Data-driven predictive maintenance strategy considering the uncertainty in remaining useful life prediction

Abstract

Remaining Useful Life (RUL) prediction and maintenance decision-making are two key tasks within the framework of Prognostics and Health Management (PHM) of system. However, existing works are performing the two tasks separately and hierarchically. Besides, the uncertainty in RUL prediction caused by cognitive level and measurement capabilities has not aroused wide concern and this may reduce the credibility of point prediction. To address these issues and finally ensure the safe and reliable operation of the system, this paper proposes a novel data-driven predictive maintenance strategy. The proposed strategy is a complete process from implementing the RUL prediction with uncertainty to making maintenance decision.
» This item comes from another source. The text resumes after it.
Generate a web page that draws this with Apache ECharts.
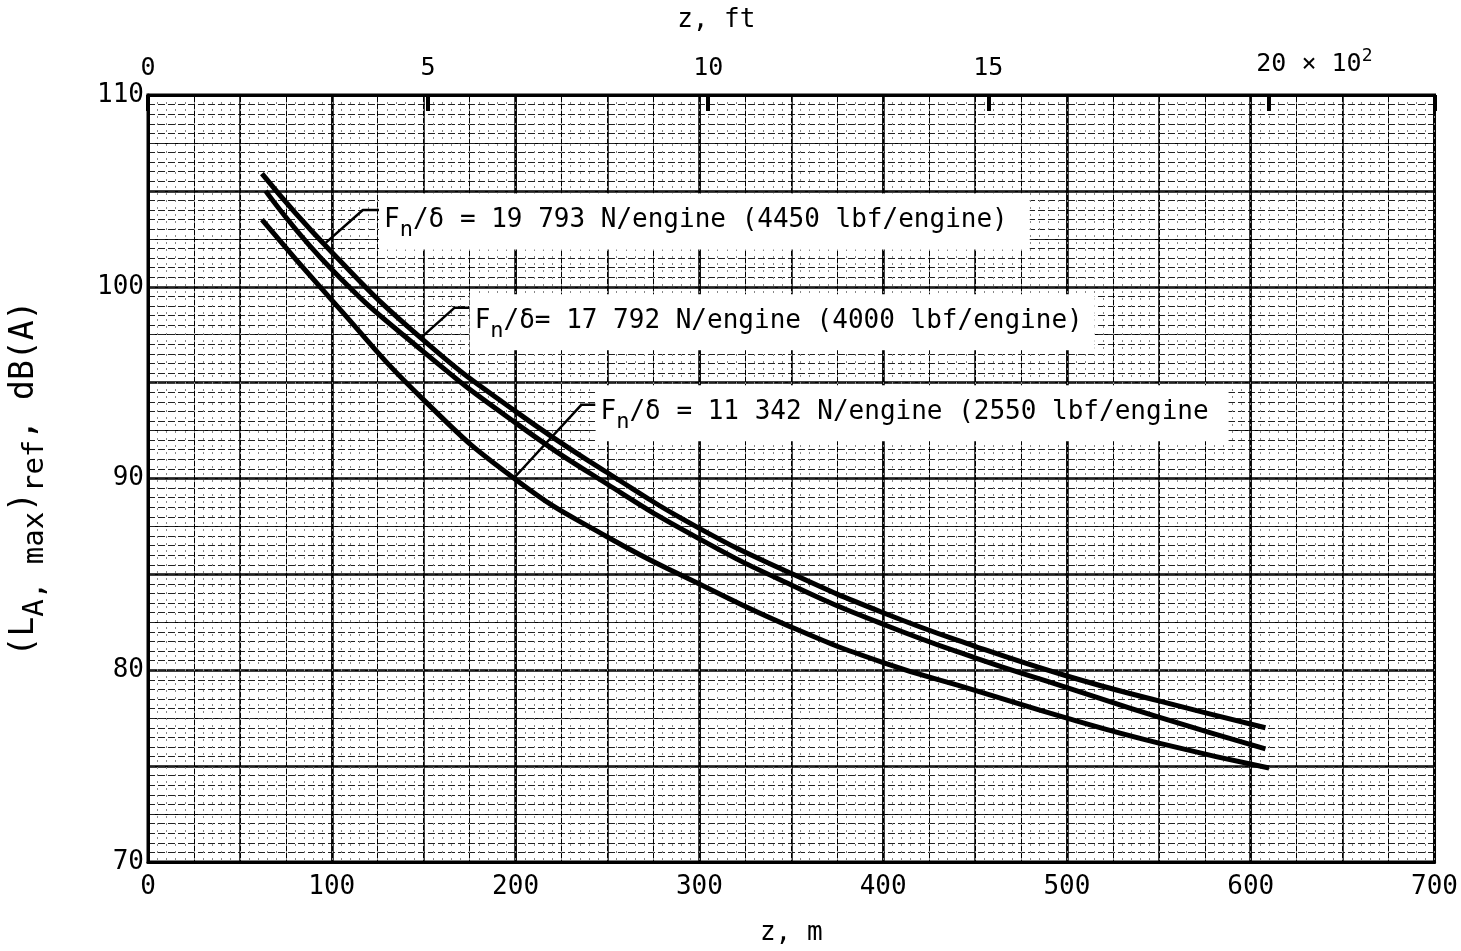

Considering the prediction aspect, a Local Uncertainty Estimation (LUE) model with Bidirectional Long-Short Term Memory (Bi-LSTM) is proposed to characterize the uncertainty in RUL prediction. Regarding the post-prediction aspect, the Maintenance Cost Rate (MCR), namely maintenance cost per unit operational time, function is constructed by linking the constructed RUL distribution with maintenance-related costs. Oriented towards the economic requirements of operation management, the time for taking maintenance activities can be determined by optimizing the MCR function. The whole proposition is validated on a case study of the aero-engine health monitoring. The comparison with recent publications and the corresponding analysis results indicate that the proposed method is a promising tool in predictive maintenance applications, which can reduce system maintenance costs.